えげつないホラー並み社会派「マドンナ」様式美溢れる辛口ファンタジー「ガラスの庭園」を撮ったシン・スウォン女流監督作品ですが、主人公は名女優イ・ジョンウンが演じる3作目もヒットせず苦しむ女流監督キム・ジワン、彼女が復元を引き受ける”女判事”を撮ったのが女流監督ホン・ジェウォン(モデルは韓国二人目の女流監督ホン・ウノン)、そして”女判事”ヒロインのモデルは(山下英愛氏論文によれば)韓国初(1953年)の女性判事ファン・ユンソク(黄允石)、そしてその女性判事を演じるのは調べる限り「誤発弾」などちょうど200本の映画に出演した大女優ムン・ジョンスク…まずこの重層的な女性像が圧倒的な女性群像的映画空間を作り上げていて、これだけで五つ星の風格だと言わざるを得ません。さらに語り口が巧い。見つからない台本、1巻分ほど抜け落ち一部が無声のフィルム、それらを復元すべく走り回る女流監督の辿る道筋はまさにロードムービーそのものですし、長らく姿を見せないアパートの隣に住むはずの女、時折迫りくる帽子をかぶりトレンチコートを着た女性の幻影、みたいなサスペンスやファンタジーな風味を加え、かと思えば、ぐうたらだったり飄々とした夫・息子に困り果てるおばさんとしての生活、そういう脚本と演出は圧倒的に映画的だといえるでしょう。
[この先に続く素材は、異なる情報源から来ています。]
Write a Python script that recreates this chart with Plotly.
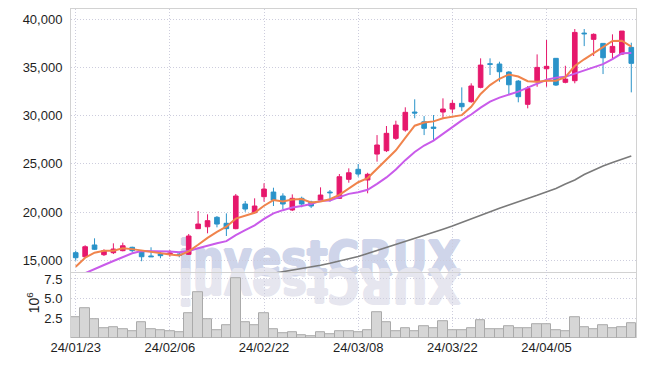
import plotly.graph_objects as go
from plotly.subplots import make_subplots

dates = ["24/01/23","24/01/24","24/01/25","24/01/26","24/01/29","24/01/30","24/01/31","24/02/01","24/02/02","24/02/05",
         "24/02/06","24/02/07","24/02/08","24/02/13","24/02/14","24/02/15","24/02/16","24/02/19","24/02/20","24/02/21",
         "24/02/22","24/02/23","24/02/26","24/02/27","24/02/28","24/02/29","24/03/04","24/03/05","24/03/06","24/03/07",
         "24/03/08","24/03/11","24/03/12","24/03/13","24/03/14","24/03/15","24/03/18","24/03/19","24/03/20","24/03/21",
         "24/03/22","24/03/25","24/03/26","24/03/27","24/03/28","24/03/29","24/04/01","24/04/02","24/04/03","24/04/04",
         "24/04/05","24/04/08","24/04/09","24/04/11","24/04/12","24/04/15","24/04/16","24/04/17","24/04/18","24/04/19"]

open_ = [15790,15370,16590,15580,15790,16000,16350,15860,15450,15650,
         15620,15650,15620,18280,18480,19460,18840,18280,20840,19940,
         21600,22080,21670,20220,21430,21050,21250,22080,21430,23400,
         24440,23330,26020,26370,27650,28510,30380,29370,28820,30380,
         30690,31280,31450,32940,35390,35360,34530,33590,31180,33520,
         34870,35950,33460,33630,38570,37920,37500,36570,36390,37090]
high = [16000,16560,17280,16140,16760,16830,16410,16070,16350,15890,
        16070,15890,17730,20110,19770,19590,19870,21880,21150,21430,
        22990,22530,21950,21840,21600,21180,22570,22290,23950,24540,
        24990,24080,27990,28930,29480,30870,31700,29960,30070,31800,
        31620,32940,33360,35950,35950,35600,34630,33700,33080,36360,
        37850,35980,35180,38990,38990,38540,37530,38440,38780,37570]
low = [14960,15310,16070,15450,15650,15930,15860,14900,15370,15210,
       15370,15310,15550,18250,17800,18420,17520,18220,20040,19870,
       21080,20630,20290,20110,20500,20420,21080,21080,21390,23050,
       23670,21950,25230,26230,27480,28340,29730,27990,27480,29650,
       30240,30480,31340,32840,34220,33520,32210,31390,30760,33000,
       33000,33080,33360,33360,37220,36190,34320,35880,36290,32420]
close = [15270,16410,16140,16000,16170,16510,16000,15370,15370,15480,
         15760,15520,17520,18760,19110,18760,18280,21670,20320,20630,
         22390,21250,20840,21430,20840,20630,21770,22010,23670,24080,
         23950,23920,26960,28170,29030,30350,30280,28690,28690,30690,
         31280,30930,33080,35250,35330,34560,33210,31970,32840,35010,
         35120,33180,33800,38640,38500,38440,36010,37190,38780,35430]

ma5 = [14340,15270,15790,16000,16000,16250,16160,16010,15890,15750,
       15600,15500,15930,16610,17330,17940,18490,19320,19630,19930,
       20660,21250,21090,21310,21350,21000,21100,21340,21780,22430,
       23100,23530,24520,25420,26410,27690,28960,29300,29410,29740,
       29920,30060,30930,32250,33170,33830,34280,34060,33580,33520,
       33630,33620,33990,35150,35850,36510,37080,37760,37780,37170]
ma10 = [13240,13640,14070,14510,14930,15310,15730,15960,15950,15870,
        15920,15830,15970,16250,16540,16770,16990,17620,18120,18630,
        19300,19870,20200,20470,20640,20830,21180,21210,21550,21890,
        22050,22310,22930,23600,24420,25390,26240,26910,27410,28070,
        28810,29510,30120,30830,31460,31880,32170,32500,32910,33350,
        33730,33950,34030,34370,34680,35070,35350,35870,36470,36510]
ma60 = [None,None,None,None,None,None,None,None,None,None,
        None,None,None,None,None,None,None,None,None,None,
        None,13650,13810,13960,14130,14310,14490,14690,14910,15140,
        15390,15710,16020,16350,16690,17000,17280,17540,17870,18230,
        18560,18940,19310,19700,20060,20390,20730,21100,21410,21740,
        22080,22450,22910,23330,23900,24360,24780,25140,25510,25820]

volume = [2.63,3.78,2.37,1.22,1.35,1.09,0.87,1.99,1.09,0.96,
          0.87,0.74,3.14,5.83,2.37,0.96,1.60,7.63,2.03,1.64,
          3.14,1.09,0.62,0.74,0.32,0.19,0.71,0.45,0.87,0.87,
          0.78,1.00,3.27,2.03,0.87,1.22,0.87,1.47,1.22,2.12,
          0.96,0.96,1.22,2.24,1.09,1.09,1.47,1.22,1.22,1.77,
          1.77,0.96,0.87,2.63,1.35,1.09,1.60,1.22,1.35,1.86]

tick_dates = ["24/01/23","24/02/06","24/02/22","24/03/08","24/03/22","24/04/05"]
price_ticks = [15000,20000,25000,30000,35000,40000]
vol_ticks = [2.5,5.0,7.5]

FONT = "Liberation Sans, Arial, sans-serif"
WMFONT = "DejaVu Sans Condensed, DejaVu Sans, sans-serif"
RED = "#E6186C"
BLUE = "#2A93C9"
GRID = "#cdcddd"
GDASH = "1px,2px"
FRAME = "#d2d2d2"
TXT = "#1e1e1e"
WM_MAIN = "#cfd5ea"
WM_REFL = "#e6e6ef"


def fat(c):
    return "1px 0 0 {0}, -1px 0 0 {0}, 0 1px 0 {0}, 0 -1px 0 {0}".format(c)


fig = make_subplots(rows=2, cols=1, shared_xaxes=True, vertical_spacing=0,
                    row_heights=[0.8, 0.2])

fig.add_trace(go.Candlestick(
    x=dates, open=open_, high=high, low=low, close=close,
    increasing=dict(line=dict(color=RED, width=1), fillcolor=RED),
    decreasing=dict(line=dict(color=BLUE, width=1), fillcolor=BLUE),
    whiskerwidth=0, showlegend=False), row=1, col=1)

fig.add_trace(go.Scatter(x=dates, y=ma60, mode="lines",
                         line=dict(color="#7a7a7a", width=1.6), showlegend=False), row=1, col=1)
fig.add_trace(go.Scatter(x=dates, y=ma10, mode="lines",
                         line=dict(color="#C95BEA", width=2), showlegend=False), row=1, col=1)
fig.add_trace(go.Scatter(x=dates, y=ma5, mode="lines",
                         line=dict(color="#F0844C", width=2), showlegend=False), row=1, col=1)

fig.add_trace(go.Bar(x=dates, y=volume, marker=dict(color="#d6d6d6",
                     line=dict(color="#aaaaaa", width=1)), showlegend=False), row=2, col=1)

axis_common = dict(type="category", categoryorder="array", categoryarray=dates,
                   range=[-0.5, len(dates) - 0.5], tickmode="array", tickvals=tick_dates,
                   showgrid=True, gridcolor=GRID, griddash=GDASH, gridwidth=1,
                   zeroline=False, fixedrange=True)

fig.update_xaxes(**axis_common)
fig.update_xaxes(row=1, col=1, showticklabels=False, rangeslider_visible=False,
                 showline=True, mirror=True, linecolor=FRAME, linewidth=1)
fig.update_xaxes(row=2, col=1, showticklabels=True, ticktext=tick_dates, ticks="",
                 ticklabelstandoff=0, showline=False,
                 tickfont=dict(family=FONT, size=13, color=TXT))

fig.update_yaxes(row=1, col=1, range=[13766, 41068], tickmode="array", tickvals=price_ticks,
                 tickformat=",d", showgrid=True, gridcolor=GRID, griddash=GDASH, gridwidth=1,
                 zeroline=False, showline=True, mirror=True, linecolor=FRAME, linewidth=1,
                 ticks="", ticklabelstandoff=5, automargin=False,
                 tickfont=dict(family=FONT, size=13, color=TXT))
fig.update_yaxes(row=2, col=1, range=[0, 8.36], tickmode="array", tickvals=vol_ticks,
                 tickformat=".1f", showgrid=True, gridcolor=GRID, griddash=GDASH, gridwidth=1,
                 zeroline=False, showline=True, mirror=True, linecolor=FRAME, linewidth=1,
                 ticks="", ticklabelstandoff=5, automargin=False,
                 tickfont=dict(family=FONT, size=13, color=TXT))

wm = "investCRUX"
fig.add_shape(type="rect", xref="paper", yref="paper", x0=0.24, x1=0.64, y0=0.2026, y1=0.3026,
              line=dict(width=0), fillcolor="rgba(0,0,0,0)", layer="below",
              label=dict(text="<b>" + wm + "</b>", textposition="middle center", padding=0,
                         font=dict(family=WMFONT, size=48, color=WM_MAIN, weight="bold",
                                   shadow=fat(WM_MAIN))))
fig.add_shape(type="rect", xref="paper", yref="paper", x0=0.24, x1=0.64, y0=0.0986, y1=0.1986,
              line=dict(width=0), fillcolor="rgba(0,0,0,0)", layer="below",
              label=dict(text="<b>" + wm[::-1] + "</b>", textposition="middle center", padding=0,
                         textangle=180,
                         font=dict(family=WMFONT, size=48, color=WM_REFL, weight="bold",
                                   shadow=fat(WM_REFL))))

fig.add_annotation(xref="paper", yref="paper", x=-0.067, y=0.109, text="10<sup>6</sup>",
                   textangle=-90, showarrow=False, xanchor="center", yanchor="middle",
                   font=dict(family=FONT, size=14, color=TXT))

fig.update_layout(width=637, height=358, margin=dict(l=63, r=9, t=1, b=28, autoexpand=False),
                  paper_bgcolor="white", plot_bgcolor="rgba(0,0,0,0)",
                  bargap=0, hovermode=False, showlegend=False)

fig.write_html("out.html")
これをイ・ジョンウンという演技派女優や70代80代の老優が熱く演じるわけで、もはやこの作品自体が韓国映画史と呼べるような気さえしたりします。

 

ということで、文句なしの五つ星作品だと思います。ただ、2時間近く隣のおばさん風あのイ・ジョンウンと水着姿も含めて一緒に過ごすわけで、キラキラ韓流作品とは北極と南極ほど離れているのを覚悟する必要があって、そこさえ乗り切る自信があれば、実に良い映画になる可能性は高いでしょう。しつこいですが、おばさんにも映画にも興味がなければ近づかない方が無難なんだろう、と思います。

 

引用作品について。老編集技師がターンテーブルに乗せるレコードは、「軍艦島」の冒頭でも使われたキム・ヘソン(김해송)1938年「青春階級(청춘계급)」、レトロなエンディング曲は、チェ・スンヒ(최승희)1936年「이태리정원(イタリア庭園)。引用される映画は、勿論ホン・ウノン監督1962年「女判事」(ちなみにYouTubeを”여판사 A Woman Judge”で検索すると現存する全編が見られます。機械翻訳ですが日本語字幕もついています)、取り壊し間近な荒廃した劇場でエロ映画として上映されているのは、80年代を代表するエロメロ映画チョン・イニョプ監督1982年「エマ(愛麻)夫人(애마부인)」(エロ映画と馬鹿にする勿れ、その年の観客数No.1、近年カンバックした美貌の主演アン・ソヨンは百想新人女優賞を獲ってたりします)。息子が朗読する詩は、D.H.ロレンス”現代人の祈り”、ポーランドのヴィスワヴァ・シンボルスカ(Wislawa Szymborska)”私が眠っている間に”。

 

余談。監督のインタビュー(サイト”NEOL"23/3/6掲載記事より)によれば、”女判事”監督ホン・ウノンは本名のまま登場する予定だったのが、映画製作途中に協力を頂いていた監督の娘さんが亡くなり、完成版を見せられなかったことから仮名ホン・ジェウォンに変えたようです。ぐっとくるエピソードです。

 

ちなみに、廃墟寸前の劇場正面には、かすれた「ベンハー」の手描き看板と”ザ・レインボー”の手書き文字が並んで掲げられていますが、”レインボー”はシン・スウォン監督の商業映画第1作で軽い楽屋落ちなんでしょう。